Sherpa (2015/Lionsgate DVD)

Picture: C Sound: C Extras: C Documentary: B+

Mt. Everest, the highest mountain in the world. Each year, climbers have dared to climb it at the risk of life and limb, just to see what it looks like from the top of the world, but that is what the most of us hear, of those who tried to climb the mountain ...the successes, the failures... what we don't hear or know is of those who make it possible, the Sherpas. The Sherpas are the mountain people who live around Everest, nomads and outcasts originally ...but now they are the guides who help guide those up the mountain, Jennifer Peedon's Sherpa (2015) is their story.

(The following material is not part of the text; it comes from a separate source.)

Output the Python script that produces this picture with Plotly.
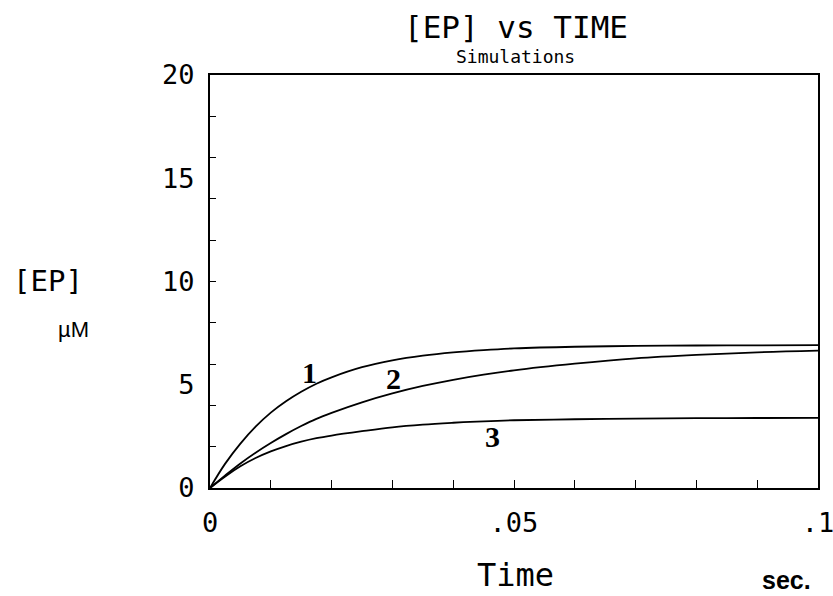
import plotly.graph_objects as go

# Time (sec.)
time_s = [0, 0.0025, 0.005, 0.0075, 0.01, 0.0125, 0.015, 0.0175, 0.02, 0.025,
          0.03, 0.035, 0.04, 0.045, 0.05, 0.06, 0.07, 0.08, 0.09, 0.1]
# [EP] (uM)
ep_curve1 = [0, 1.18, 2.15, 2.97, 3.65, 4.20, 4.66, 5.05, 5.36, 5.85,
             6.18, 6.41, 6.57, 6.68, 6.76, 6.84, 6.88, 6.90, 6.91, 6.92]
ep_curve2 = [0, 0.61, 1.19, 1.71, 2.18, 2.61, 3.00, 3.35, 3.64, 4.15,
             4.58, 4.94, 5.24, 5.49, 5.70, 6.02, 6.28, 6.45, 6.57, 6.65]
ep_curve3 = [0, 0.56, 1.05, 1.45, 1.77, 2.03, 2.24, 2.41, 2.54, 2.75,
             2.94, 3.07, 3.16, 3.23, 3.28, 3.33, 3.36, 3.38, 3.39, 3.40]
curve_labels = ["1", "2", "3"]

x_label_vals = [0, 0.05, 0.1]
x_label_text = ["0", ".05", ".1"]
x_minor_ticks = [0.01, 0.02, 0.03, 0.04, 0.05, 0.06, 0.07, 0.08, 0.09]
y_label_vals = [0, 5, 10, 15, 20]
y_label_text = ["0", "5", "10", "15", "20"]
y_minor_ticks = [2, 4, 6, 8, 10, 12, 14, 16, 18]

MONO = "DejaVu Sans Mono"
SANS = "Liberation Sans"

fig = go.Figure()
for ys in (ep_curve1, ep_curve2, ep_curve3):
    fig.add_trace(go.Scatter(x=time_s, y=ys, mode="lines",
                             line=dict(color="black", width=1.8, shape="spline"),
                             showlegend=False, hoverinfo="skip"))
# invisible trace to anchor overlay axes (tick marks only)
fig.add_trace(go.Scatter(x=[0], y=[0], xaxis="x2", yaxis="y2", mode="markers",
                         marker=dict(opacity=0), showlegend=False, hoverinfo="skip"))

label_pos = [(0.0164, 5.57), (0.0301, 5.28), (0.0465, 2.47)]
for txt, (lx, ly) in zip(curve_labels, label_pos):
    fig.add_annotation(x=lx, y=ly, text="<b>" + txt + "</b>", showarrow=False,
                       font=dict(family="Liberation Serif", size=30, color="black"))

fig.update_layout(
    width=833, height=596,
    margin=dict(l=210, r=15, t=75, b=108, autoexpand=False),
    paper_bgcolor="white", plot_bgcolor="white",
    xaxis=dict(range=[0, 0.1], tickvals=x_label_vals, ticktext=x_label_text, ticks="",
               showgrid=False, zeroline=False, showline=True, linecolor="black", linewidth=2,
               mirror=True, ticklabelstandoff=10, automargin=False, ticklabeloverflow="allow",
               tickfont=dict(family=MONO, size=27, color="black")),
    yaxis=dict(range=[0, 20], tickvals=y_label_vals, ticktext=y_label_text, ticks="",
               showgrid=False, zeroline=False, showline=True, linecolor="black", linewidth=2,
               mirror=True, ticklabelstandoff=8, automargin=False, ticklabeloverflow="allow",
               tickfont=dict(family=MONO, size=27, color="black")),
    xaxis2=dict(range=[0, 0.1], overlaying="x", tickvals=x_minor_ticks, ticks="inside",
                ticklen=8, tickwidth=1.2, tickcolor="black", showticklabels=False,
                showgrid=False, zeroline=False, showline=False, automargin=False),
    yaxis2=dict(range=[0, 20], overlaying="y", tickvals=y_minor_ticks, ticks="inside",
                ticklen=6, tickwidth=1.2, tickcolor="black", showticklabels=False,
                showgrid=False, zeroline=False, showline=False, automargin=False),
)

texts = [
    ("[EP] vs TIME", 0.503, 1.116, 31, MONO),
    ("Simulations", 0.502, 1.0436, 18, MONO),
    ("Time", 0.503, -0.211, 32, MONO),
    ("<b>sec.</b>", 0.949, -0.223, 25, SANS),
    ("[EP]", -0.266, 0.501, 29, MONO),
    ("µM", -0.224, 0.383, 22, SANS),
]
for t, x, y, s, fam in texts:
    fig.add_annotation(x=x, y=y, xref="paper", yref="paper", text=t, showarrow=False,
                       xanchor="center", yanchor="middle",
                       font=dict(family=fam, size=s, color="black"))

fig.write_html("out.html")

Every year, people die trying to climb Mt. Everest. But what they don't tell is those who helping those who climb them. The Sherpa people are one of the original climbers to Mt. Everest, now their entire race, village and livelihood depends on them as guides/supply runners for the tourists. They are the ones who help supply and run the base camps, they bring food, water, the heat, the training, even air. A single Sherpa could climb the mountain over 30 times a year to help bring supplies up the mountain. In 2013, they got into a fight with visitors and in 2014, an avalanche killed over 16 Sherpas. The government profits millions each year from tourists coming to Mt Everest, and now after generations of indentured service the Sherpa people demands government to help make more safety for it's climbers and it's people.

Climbing Mt. Everest has also turned into a multi-million dollar business. The government charges millions from tourists all over the world without lifting a finger, but the real work is done by the Sherpa people. But after the 2014 tragedy, they demanded government aid after an avalanche took the lives 16 men and compensation for their families. The government was afraid of losing their clients/profit, the tourists afraid of losing their chances to climb Mt. Everest, and the Sherpa afraid for their lives and families.

The anamorphically enhanced 2.35 X 1 image (shot in several so-so digital cameras) and lossy Dolby Digital 5.1 sound are watchable, but the footage is undeniably rough throughout, so don't expect IMAX quality or stability, like an actual title shot in the film format or a few other previous documentary entries in that mode. Extras include The Making of Sherpa and Deleted Scenes.